(Problem) Only the lines from the start of the data through the line with "ax.spines[s].set_linewidth(1.5)" belong in the copy. Restate them word for word, minus the pictures.

(Data excerpt)
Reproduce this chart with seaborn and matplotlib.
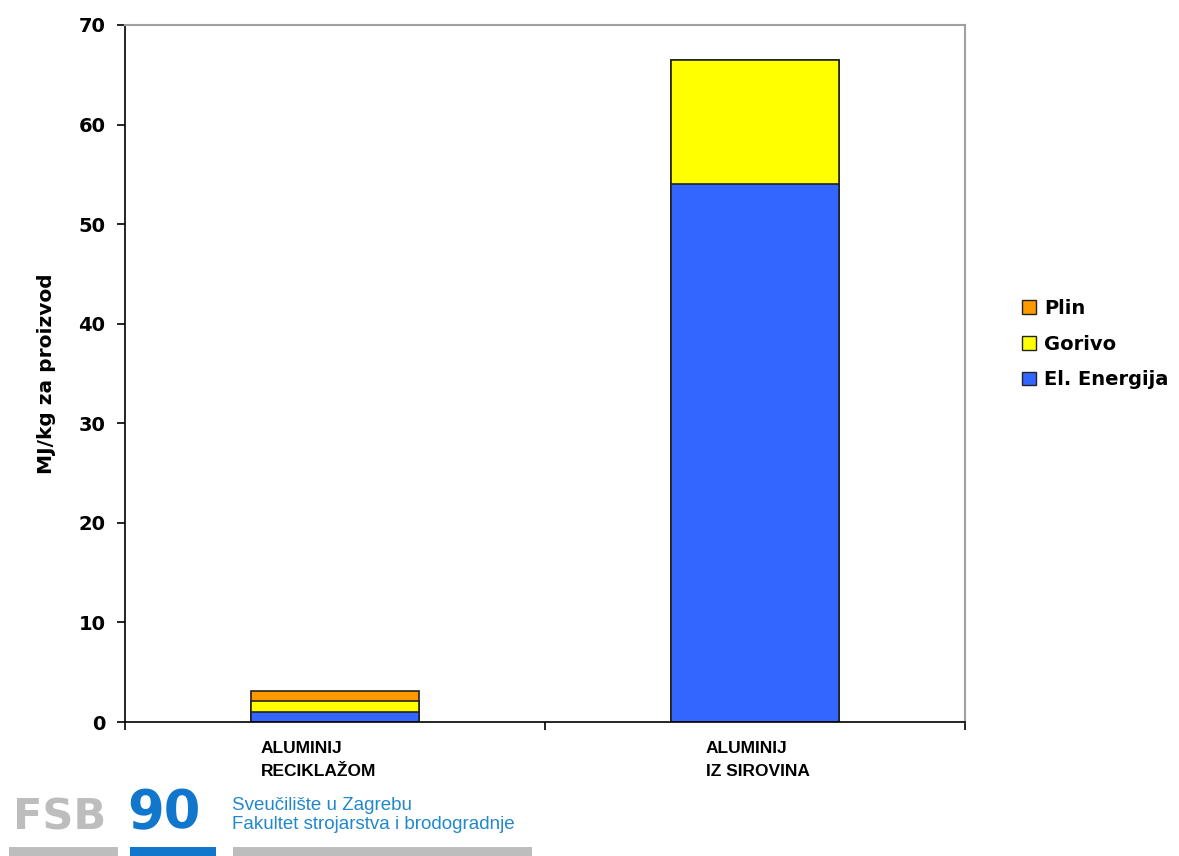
import matplotlib
matplotlib.use("Agg")

import matplotlib.pyplot as plt
import seaborn as sns
import pandas as pd
from matplotlib.patches import Patch, Rectangle

# --- data ---
categories = ["ALUMINIJ\nRECIKLAŽOM", "ALUMINIJ\nIZ SIROVINA"]
el_energija = [1.0, 54.0]
gorivo = [1.1, 12.5]
plin = [1.0, 0.0]

series_names = ["El. Energija", "Gorivo", "Plin"]
series_colors = ["#3366FF", "#FFFF00", "#FF9900"]

df = pd.DataFrame({
    "kategorija": categories,
    "El. Energija": el_energija,
    "Gorivo": gorivo,
    "Plin": plin,
})

sns.set_style("white")
plt.rcParams["font.family"] = ["DejaVu Sans"]
for k in ["text.color", "axes.labelcolor", "xtick.color", "ytick.color"]:
    plt.rcParams[k] = "black"

fig = plt.figure(figsize=(11.79, 8.56), dpi=100)
ax = fig.add_axes([0.106, 0.1565, 0.7125, 0.8143])

# stacked bars: draw cumulative totals from the top segment down
cum = df[series_names].cumsum(axis=1)
for name, color in reversed(list(zip(series_names, series_colors))):
    sns.barplot(x=df["kategorija"], y=cum[name], ax=ax, color=color,
                width=0.4, edgecolor="#222222", linewidth=1.2, saturation=1)

ax.set_ylim(0, 70)
ax.set_xlim(-0.5, 1.5)
ax.set_yticks(range(0, 71, 10))
ax.set_ylabel("MJ/kg za proizvod", fontsize=14.5, fontweight="bold", labelpad=16)
ax.set_xlabel("")

# category separators as x ticks, labels placed under the bars
ax.set_xticks([-0.5, 0.5, 1.5])
ax.set_xticklabels([])
label_x = [-0.176, 0.883]
for xpos, lab in zip(label_x, categories):
    ax.text(xpos, -1.9, lab, ha="left", va="top", fontsize=12.5, fontweight="bold",
            family=["Liberation Sans", "DejaVu Sans"], linespacing=1.7)

ax.tick_params(axis="both", direction="out", length=6, width=1.2, color="black",
               bottom=True, left=True)
ax.tick_params(axis="y", labelsize=14, pad=8)
for lbl in ax.get_yticklabels():
    lbl.set_fontweight("bold")
for s in ["left", "bottom"]:
    ax.spines[s].set_color("black")
    ax.spines[s].set_linewidth(1.2)
for s in ["top", "right"]:
    ax.spines[s].set_color("#A0A0A0")
    ax.spines[s].set_linewidth(1.5)

handles = [Patch(facecolor=c, edgecolor="#222222", label=n)
           for n, c in zip(series_names[::-1], series_colors[::-1])]
leg = fig.legend(handles=handles, loc="center left", bbox_to_anchor=(0.859, 0.598),
                 frameon=False, fontsize=14, handlelength=0.7, handleheight=0.7,
                 handletextpad=0.4, labelspacing=0.85, borderpad=0)
for t in leg.get_texts():
    t.set_fontweight("bold")

# institutional logo in the lower-left corner
fig.text(0.011, 0.021, "FSB", fontsize=31, fontweight="bold", color="#BDBDBD",
         va="bottom", ha="left")
fig.text(0.108, 0.019, "90", fontsize=38, fontweight="bold", color="#1177CC",
         va="bottom", ha="left")
fig.text(0.197, 0.069, "Sveučilište u Zagrebu\nFakultet strojarstva i brodogradnje",
         fontsize=13.5, color="#2288CC", va="top", ha="left",
         family=["Liberation Sans", "DejaVu Sans"], linespacing=1.15)
for x0, w, c in [(0.008, 0.092, "#BDBDBD"), (0.110, 0.073, "#1177CC"),
                 (0.198, 0.253, "#BDBDBD")]:
    fig.add_artist(Rectangle((x0, 0.0), w, 0.01, transform=fig.transFigure,
                             color=c, lw=0))

fig.savefig("out.png", dpi=100)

(Result for this exercise)
Reproduce this chart with seaborn and matplotlib.
import matplotlib
matplotlib.use("Agg")

import matplotlib.pyplot as plt
import seaborn as sns
import pandas as pd
from matplotlib.patches import Patch, Rectangle

# --- data ---
categories = ["ALUMINIJ\nRECIKLAŽOM", "ALUMINIJ\nIZ SIROVINA"]
el_energija = [1.0, 54.0]
gorivo = [1.1, 12.5]
plin = [1.0, 0.0]

series_names = ["El. Energija", "Gorivo", "Plin"]
series_colors = ["#3366FF", "#FFFF00", "#FF9900"]

df = pd.DataFrame({
    "kategorija": categories,
    "El. Energija": el_energija,
    "Gorivo": gorivo,
    "Plin": plin,
})

sns.set_style("white")
plt.rcParams["font.family"] = ["DejaVu Sans"]
for k in ["text.color", "axes.labelcolor", "xtick.color", "ytick.color"]:
    plt.rcParams[k] = "black"

fig = plt.figure(figsize=(11.79, 8.56), dpi=100)
ax = fig.add_axes([0.106, 0.1565, 0.7125, 0.8143])

# stacked bars: draw cumulative totals from the top segment down
cum = df[series_names].cumsum(axis=1)
for name, color in reversed(list(zip(series_names, series_colors))):
    sns.barplot(x=df["kategorija"], y=cum[name], ax=ax, color=color,
                width=0.4, edgecolor="#222222", linewidth=1.2, saturation=1)

ax.set_ylim(0, 70)
ax.set_xlim(-0.5, 1.5)
ax.set_yticks(range(0, 71, 10))
ax.set_ylabel("MJ/kg za proizvod", fontsize=14.5, fontweight="bold", labelpad=16)
ax.set_xlabel("")

# category separators as x ticks, labels placed under the bars
ax.set_xticks([-0.5, 0.5, 1.5])
ax.set_xticklabels([])
label_x = [-0.176, 0.883]
for xpos, lab in zip(label_x, categories):
    ax.text(xpos, -1.9, lab, ha="left", va="top", fontsize=12.5, fontweight="bold",
            family=["Liberation Sans", "DejaVu Sans"], linespacing=1.7)

ax.tick_params(axis="both", direction="out", length=6, width=1.2, color="black",
               bottom=True, left=True)
ax.tick_params(axis="y", labelsize=14, pad=8)
for lbl in ax.get_yticklabels():
    lbl.set_fontweight("bold")
for s in ["left", "bottom"]:
    ax.spines[s].set_color("black")
    ax.spines[s].set_linewidth(1.2)
for s in ["top", "right"]:
    ax.spines[s].set_color("#A0A0A0")
    ax.spines[s].set_linewidth(1.5)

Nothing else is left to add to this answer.